Cherson galt vor der russischen Besetzung nie als besondere Hochburg des Anti-Maidan oder gar der prorussischen Bewegung in der Ukraine. Die Mehrheit der Bewohner war vor dem Krieg ukrainischer Muttersprachler und die ukrainischen Bilder von freudig von Kiewer Truppen befreiten Einheimischen dürften der Wahrheit entsprechen (wobei kollaborierende Ukrainer zuvor aus diesen Gebieten aus Angst vor Racheakten geflohen sind).
Ganz anders die Krim. Die Annexion im Jahr 2014 ging auf der Halbinsel nicht zuletzt deswegen ohne Abgabe eines einzigen Schusses vonstatten, da sie von der weiten Mehrheit der meist russisch sprechenden Bevölkerung unterstützt wurde. Der russische Plan, der Anfang 2022 bei Kiew scheiterte, eine Eroberung im Handstreich, gelang 2014 auf der Krim voll und ganz.
Selbst westliche Meinungsumfragen vor Ort von Gallup oder dem deutschen Forschungsunternehmen "Gesellschaft für Konsumforschung" (GfK) ergaben große Mehrheiten für eine russische Krim, sowohl während als auch nach dem Wechsel der staatlichen Zugehörigkeit. Bei GfK 2015 waren es 82 Prozent Unterstützung für den Anschluss an Russland, nur elf Prozent wären lieber bei der Ukraine geblieben. Bei Wahlen zählt die Krim stets zu den Hochburgen kremlnaher Kräfte.
Kiews Truppen wären auf der Krim im Feindesland
So wären ukrainische Invasoren auf der Halbinsel mit der für sie komplett neuen Situation konfrontiert, vor Ort fast die gesamte Bevölkerung gegen sich zu haben. Sie müssten mit Sabotageakten und Anschlägen auf die eigenen Soldaten rechnen. Die örtliche Verwaltung würde gegen sie arbeiten, die 2014 mit fliegenden Fahnen nach Russland über ging.
Die Krim besitzt darüber hinaus für Russland einen hohen Symbolwert, ganz anders als die vier erst kürzlich annektierten Regionen der Ukraine. Jedes Eindringen von ukrainischem Militär auf die Halbinsel würde die aktuell eher kriegsmüde Stimmung in Russland in eine revanchistische Welle verwandeln.
Völkerrechtliche Argumentationen, wie sie deutsche Journalisten zum Thema gerne anwenden, werden dabei sowohl den Einheimischen als auch den Russen im Mutterland völlig egal sein.

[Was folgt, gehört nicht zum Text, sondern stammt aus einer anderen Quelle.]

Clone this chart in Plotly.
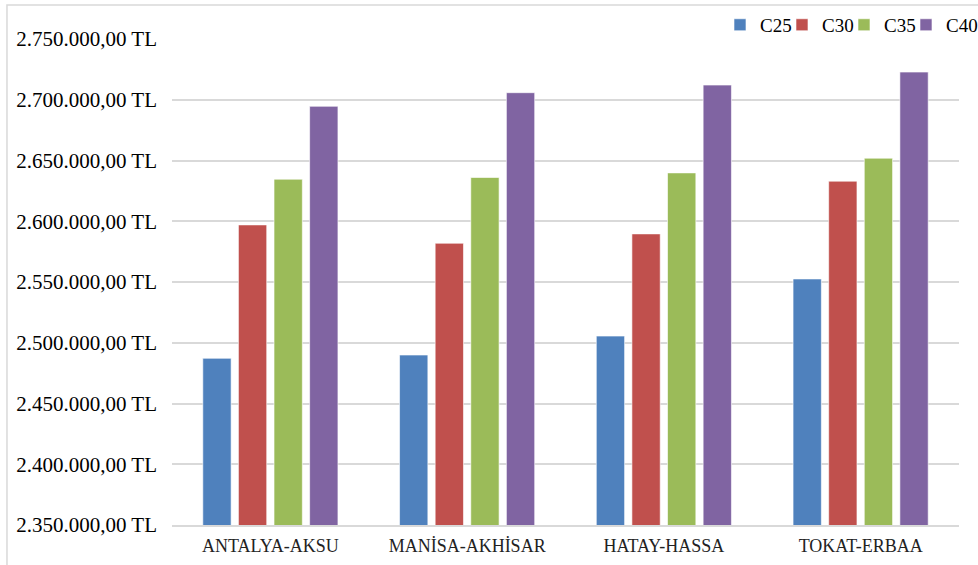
import plotly.graph_objects as go

categories = ["ANTALYA-AKSU", "MANİSA-AKHİSAR", "HATAY-HASSA", "TOKAT-ERBAA"]
series_names = ["C25", "C30", "C35", "C40"]
c25 = [2487200, 2489900, 2505500, 2552500]
c30 = [2597000, 2581900, 2589600, 2633000]
c35 = [2634600, 2636000, 2639800, 2651900]
c40 = [2694600, 2705800, 2712100, 2722800]
colors = ["#4F81BD", "#C0504D", "#9BBB59", "#8064A2"]

tick_vals = [2350000, 2400000, 2450000, 2500000, 2550000, 2600000, 2650000, 2700000, 2750000]
tick_text = ["2.350.000,00 TL", "2.400.000,00 TL", "2.450.000,00 TL", "2.500.000,00 TL",
             "2.550.000,00 TL", "2.600.000,00 TL", "2.650.000,00 TL", "2.700.000,00 TL",
             "2.750.000,00 TL"]

FONT = "Liberation Serif"

fig = go.Figure()
for name, vals, col in zip(series_names, [c25, c30, c35, c40], colors):
    fig.add_trace(go.Bar(
        x=categories, y=vals, name=name,
        marker=dict(color=col, line=dict(color="rgba(255,255,255,0.6)", width=1)),
    ))

# invisible spacer entry so the last legend label is not clipped
fig.add_trace(go.Scatter(x=[None], y=[None], mode="markers", name=" ",
                         marker=dict(opacity=0), hoverinfo="skip", showlegend=True))

fig.update_layout(
    width=978, height=565,
    margin=dict(l=172, r=19, t=39, b=40, autoexpand=False),
    paper_bgcolor="white", plot_bgcolor="white",
    barmode="group", bargap=0.276, bargroupgap=0.205,
    font=dict(family=FONT, color="#000000"),
    showlegend=True,
    legend=dict(orientation="h", x=0.6963, xanchor="left", y=1.029, yanchor="middle",
                font=dict(family=FONT, size=19, color="#000000"),
                itemwidth=30, entrywidth=17, entrywidthmode="pixels",
                tracegroupgap=0, bgcolor="rgba(0,0,0,0)", itemclick=False,
                itemdoubleclick=False),
    xaxis=dict(showgrid=False, showline=True, linecolor="#D9D9D9", linewidth=1.5,
               ticks="", ticklabelstandoff=4,
               tickfont=dict(family=FONT, size=18, color="#222222")),
    yaxis=dict(range=[2350000, 2750000], tickvals=tick_vals, ticktext=tick_text,
               showgrid=True, gridcolor="#D9D9D9", gridwidth=1.5, zeroline=False,
               showline=False, ticks="", ticklabelstandoff=14,
               tickfont=dict(family=FONT, size=21, color="#000000")),
    shapes=[dict(type="rect", xref="paper", yref="paper",
                 x0=-0.2097, x1=1.2, y0=-0.2, y1=1.07,
                 line=dict(color="#D9D9D9", width=1.5), fillcolor="rgba(0,0,0,0)",
                 layer="below")],
)

fig.write_html("out.html")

Auch ukrainischer Druck würde an dieser Situation nichts ändern. 2014 nach dem Euromaidan und dem Wechsel der Krim riegelte Kiew den sogenannten Nord-Krim-Kanal, in der Region Cherson gelegen, mit einem Staudamm ab, der zuvor 85 Prozent der örtlichen Wasserversorgung sicherte. Der folgende Wassermangel auf der Halbinsel führte mitnichten zu einer Änderung der konsequent prorussischen Stimmung.
Die Krim-Infrastruktur wird ausgespäht
Währenddessen laufen Vorbereitungen für einen ukrainischen Eroberungsversuch an und die Methoden, mit denen eine Invasion vonstatten gehen würde, scheinen nicht so viel anders zu sein als die russischen in der übrigen Ukraine: Einer Zerstörung der zivilen Infrastruktur. So sind wohl Schläge auf die Stromversorgung geplant, wie eine kürzlich abgeschossene ukrainische Aufklärungsdrohne über einem Umspannwerk des Krim-Ortes Kafa zeigt.
Doch noch sind die Kiewer Träume von einer Krim-Rückeroberung weit von einer Realisierung entfernt. Die Halbinsel verbindet mit dem ukrainischen Festland die nur neun Kilometer breite Landenge von Perekop, was Verteidigern einen strategischen Vorteil gegenüber potentiellen Invasoren verschafft.
Eine rasche Eroberung der Krim könnte den Ukrainern nur gelingen, wenn sich die russische Armee zu diesem Zeitpunkt mehr oder weniger in Auflösung befindet - und einen solchen Zustand der Russen bereits im Dezember zu erwarten, ist weit mehr als Optimismus auf Seiten von Kiew.
Sollte der Krieg in einem Verhandlungsfrieden enden, wäre es vielmehr ein strategisch günstiger Schachzug für die dortige Regierung, die Halbinsel als Verhandlungsmasse einzubringen, an der man sich nicht gegen den Willen der einheimischen Bevölkerung festkrallt.